La Table Ronde en plénière animée par Mme Sophie Nicolaïdès-Salloum a traité « Contact des langues : les français en francophonie »

Intervenants : M. Serge Borg, M. Hayssam Kotob, Mme Rachida Dumas, M. Youcef Arrif, M. Jean-Michel Nzikou, M. Adil El Madhi.

Le français est une langue universelle partagée par des locuteurs venus des quatre coins du monde. Et comme une langue est une culture, elle s’enrichit grâce aux apports des autres langues et elle enrichit, à son tour, les langues en contact avec elle.

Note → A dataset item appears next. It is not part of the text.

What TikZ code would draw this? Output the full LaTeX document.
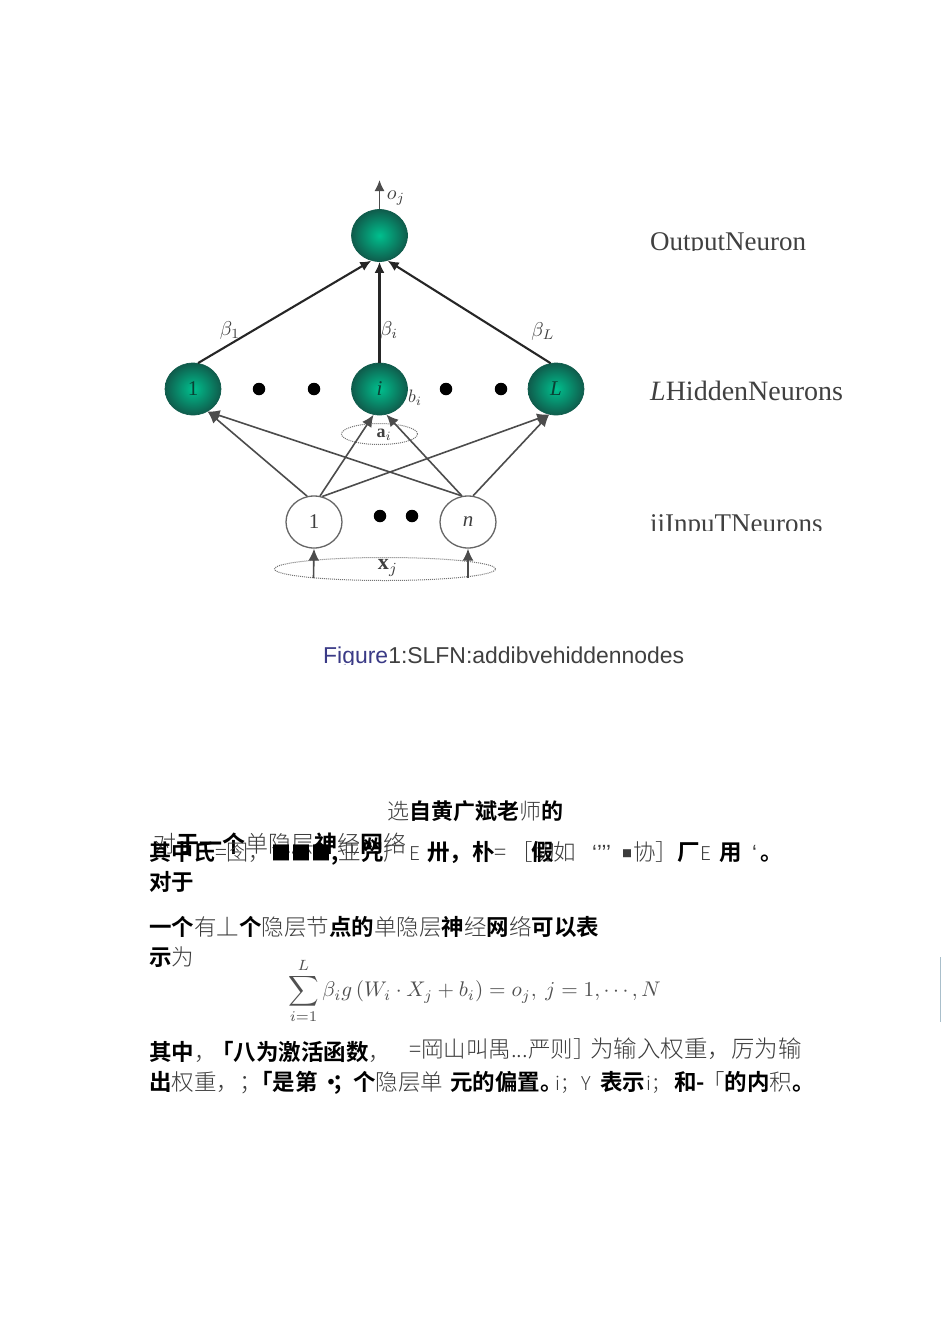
\documentclass[tikz,border=0pt]{standalone}
\usepackage{graphicx}
\usepackage{fontspec}
\setmainfont{Liberation Serif}
\setsansfont{Liberation Sans}
\newfontfamily\cjkreg{Noto Sans CJK SC Light}
\newfontfamily\cjkbold{Noto Sans CJK SC Bold}
\usetikzlibrary{arrows.meta,shapes.geometric}
\definecolor{sphereedge}{HTML}{0F5C4C}
\definecolor{spheremid}{HTML}{00C08E}
\definecolor{captionblue}{HTML}{3A3A86}
\definecolor{labelgray}{HTML}{404040}
\definecolor{regtext}{HTML}{3C3C3C}
\definecolor{formulagray}{HTML}{505050}
\definecolor{edgebar}{HTML}{A9BFCB}
\newcommand{\Bd}[1]{{\cjkbold\color{black}#1}}
\newcommand{\Rg}[1]{{\cjkreg\color{regtext}#1}}
\tikzset{
  x=1pt,y=-1pt,
  spheregreen/.style={ellipse,minimum width=56pt,minimum height=52pt,inner sep=0pt,draw=sphereedge,line width=.7pt,
    inner color=spheremid,outer color=sphereedge,font=\fontsize{21}{21}\selectfont,text=sphereedge!70!black},
  inputn/.style={ellipse,minimum width=56pt,minimum height=52pt,inner sep=0pt,draw=black!60,line width=1.3pt,fill=white,font=\fontsize{21}{21}\selectfont,text=black!75},
  dotn/.style={circle,minimum size=12.5pt,inner sep=0pt,fill=black},
  heavy/.style={draw=black!85,line width=2.1pt,-{Latex[length=11pt,width=10pt]}},
  light/.style={draw=black!70,line width=1.6pt,-{Latex[length=12pt,width=11pt]}},
  dotell/.style={ellipse,draw=black!55,line width=1pt,densely dotted,inner sep=0pt},
  frag/.style={anchor=base west,inner sep=0pt,font=\fontsize{22.5}{23}\selectfont},
  side/.style={anchor=base west,inner sep=0pt,font=\fontsize{27}{27}\selectfont,text=labelgray},
  mathl/.style={inner sep=0pt,text=black!75}
}
\begin{document}
\begin{tikzpicture}
\useasboundingbox (0,0) rectangle (950,1318);
\fill[white] (0,0) rectangle (950,1318);
% nodes
\node[spheregreen] (o) at (379.5,235.5) {};
\node[spheregreen] (h1) at (193,389) {1};
\node[spheregreen] (hi) at (379.5,389) {\itshape i};
\node[spheregreen] (hL) at (556,389) {\itshape L};
\node[dotn] (d1) at (259,389) {};
\node[dotn] (d2) at (314,389) {};
\node[dotn] (d3) at (446,389) {};
\node[dotn] (d4) at (501,389) {};
\node[inputn] (i1) at (314,522) {1};
\node[inputn] (in) at (468,522) {\itshape n};
\node[dotn] (d5) at (380,516) {};
\node[dotn] (d6) at (412,516) {};
\node[dotell,minimum width=76pt,minimum height=21pt] (ea) at (379.5,434) {};
\node[dotell,minimum width=221pt,minimum height=23pt] (ex) at (385,569) {};
\coordinate (top) at (379.5,180);
\coordinate (x1) at (313.5,578);
\coordinate (xn) at (468,578);
\coordinate (barA) at (940.5,957);
\coordinate (barB) at (940.5,1022);
% connectors
\draw[draw=black!70,line width=1.5pt,-{Latex[length=11pt,width=10pt]}] (o.north) -- (top);
\draw[heavy] (h1.79) -- (o.252);
\draw[heavy] (hi.north) -- (o.south);
\draw[heavy] (hL.102) -- (o.288);
\draw[light] (i1.105) -- (h1.-57);
\draw[light] (i1.77) -- (hi.-103);
\draw[light] (i1.72) -- (hL.-105);
\draw[light] (in.103) -- (h1.-57);
\draw[light] (in.103) -- (hi.-75);
\draw[light] (in.79) -- (hL.-105);
\draw[light] (x1) -- (i1.south);
\draw[light] (xn) -- (in.south);
\draw[edgebar,line width=1pt] (barA) -- (barB);
% math labels
\node[mathl] (lo) at (396,198) {\scalebox{2}{$o_j$}};
\node[mathl] (lb1) at (230,330) {\scalebox{2}{$\beta_1$}};
\node[mathl] (lbi) at (389,330) {\scalebox{2}{$\beta_i$}};
\node[mathl] (lbL) at (543,331) {\scalebox{2}{$\beta_L$}};
\node[mathl] (lbb) at (415,398) {\scalebox{1.8}{$b_i$}};
\node[mathl] (laa) at (384,435) {\scalebox{1.8}{$\mathbf{a}_i$}};
\node[mathl] (lxx) at (388,568) {\scalebox{2.2}{$\mathbf{x}_j$}};
% right labels (clipped at the bottom as printed)
\begin{scope}
\clip (640,220) rectangle (870,250.5);
\node[side] (t1) at (650,250) {OutputNeuron};
\end{scope}
\begin{scope}
\clip (640,370) rectangle (870,400.5);
\node[side,font=\fontsize{28}{28}\selectfont] (t2) at (650,400) {\textit{L}HiddenNeurons};
\end{scope}
\begin{scope}
\clip (640,500) rectangle (870,530);
\node[side] (t3) at (650,532) {iiInpuTNeurons};
\end{scope}
\begin{scope}
\clip (310,640) rectangle (700,664);
\node[anchor=base west,inner sep=0pt,font=\sffamily\fontsize{22.95}{23}\selectfont,text=labelgray] (cap) at (323,663) {\textcolor{captionblue}{Figure}1:SLFN:addibvehiddennodes};
\end{scope}
% text fragments
\node[frag,font=\fontsize{22}{22}\selectfont] (a1) at (387,819) {\Rg{选}\Bd{自黄广斌老}\Rg{师}\Bd{的}};
% over-printed line
\node[frag,font=\fontsize{23}{23}\selectfont] (b1) at (153,852) {\Rg{对}\Bd{于一个}\Rg{单隐层}\Bd{神}\Rg{经}\Bd{网}\Rg{络}};
\node[frag,font=\fontsize{22}{22}\selectfont] (c1) at (149,860) {\Bd{其中氏}\Rg{=囹，}};
\node[frag,font=\fontsize{20}{20}\selectfont] (c2) at (271,860) {\Bd{■■■}};
\node[frag] (c3) at (331,860) {\Bd{,}\Rg{亚}\Bd{咒}\Rg{广}};
\node[frag,font=\sffamily\fontsize{19}{20}\selectfont] (c4) at (409,860) {\Rg{E}};
\node[frag] (c5) at (427,860) {\Bd{卅，朴}\Rg{=}};
\node[frag] (c6) at (510,860) {\Rg{［切}};
\node[frag] (c7) at (531,860) {\Bd{假}\Rg{如}};
\node[frag,font=\sffamily\fontsize{22}{22}\selectfont,text=regtext] (c8) at (592,860) {‘’’’};
\node[frag,font=\fontsize{10}{10}\selectfont] (c8b) at (622,857) {\Rg{■}};
\node[frag] (c8c) at (633,860) {\Rg{协］}};
\node[frag] (c9) at (677,860) {\Bd{厂}};
\node[frag,font=\sffamily\fontsize{19}{20}\selectfont] (c10) at (700,860) {\Rg{E}};
\node[frag] (c11) at (719,860) {\Bd{用}};
\node[frag,font=\sffamily\fontsize{22}{22}\selectfont,text=regtext] (c12a) at (752,860) {‘};
\node[frag] (c12) at (760,860) {\Bd{。}};
\node[frag] (d7) at (149,890) {\Bd{对于}};
\node[frag] (e1) at (149,935) {\Bd{一个}\Rg{有丄}\Bd{个}\Rg{隐层节}\Bd{点的}\Rg{单隐层}\Bd{神}\Rg{经}\Bd{网}\Rg{络}\Bd{可以表}};
\node[frag] (e2) at (149,965) {\Bd{示}\Rg{为}};
% formula
\node[anchor=center,inner sep=0pt,text=formulagray] (f) at (474.5,991) {\scalebox{2.12}{$\displaystyle\sum_{i=1}^{L}\beta_i g\left(W_i\cdot X_j+b_i\right)=o_j,\ j=1,\cdots,N$}};
% last paragraph
\node[frag] (g1) at (149,1060) {\Bd{其中}\Rg{，}};
\node[frag] (g2) at (211,1060) {\Bd{「八为激活函数}\Rg{，}};
\node[frag] (g3) at (409,1057) {\Rg{=岡山叫禺...严则］}};
\node[frag,font=\fontsize{23.5}{24}\selectfont] (g4) at (590,1057) {\Rg{为输入权重，厉为输}};
\node[frag] (k1) at (149,1090) {\Bd{出}\Rg{权重，；}};
\node[frag] (k2) at (250,1090) {\Bd{「是第}};
\node[frag,font=\sffamily\fontsize{22}{22}\selectfont] (k2a) at (320,1090) {\Bd{•}};
\node[frag] (k2b) at (332,1090) {\Bd{；}};
\node[frag] (k2c) at (353,1090) {\Bd{个}\Rg{隐层单}};
\node[frag] (k2d) at (450,1090) {\Bd{元的偏置。}};
\node[frag,font=\sffamily\fontsize{19}{20}\selectfont] (k3) at (555,1090) {\Rg{i；}};
\node[frag,font=\sffamily\fontsize{19}{20}\selectfont] (k4) at (581,1090) {\Rg{Y}};
\node[frag] (k5) at (600,1090) {\Bd{表示}};
\node[frag,font=\sffamily\fontsize{19}{20}\selectfont] (k6) at (646,1090) {\Rg{i；}};
\node[frag] (k7) at (674,1090) {\Bd{和-}};
\node[frag] (k8) at (702,1090) {\Rg{「}\Bd{的内}\Rg{积}\Bd{。}};
\end{tikzpicture}
\end{document}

Que faut-il faire des mots ou expressions produits des cultures francophones ? Faut-il les intégrer dans la langue française ou juste les signaler comme des mots exotiques ? A quel point le français répond-il aux besoins de ses interlocuteurs dans l’espace francophone ?

Si la langue française tient à rester une langue universelle, elle doit faire preuve de souplesse.

Pour terminer, il est intéressant de noter que cette synthèse a fait suite à la synthèse conjointement élaborée par M. Serge Borg et Mme Salam Diab-Duranton.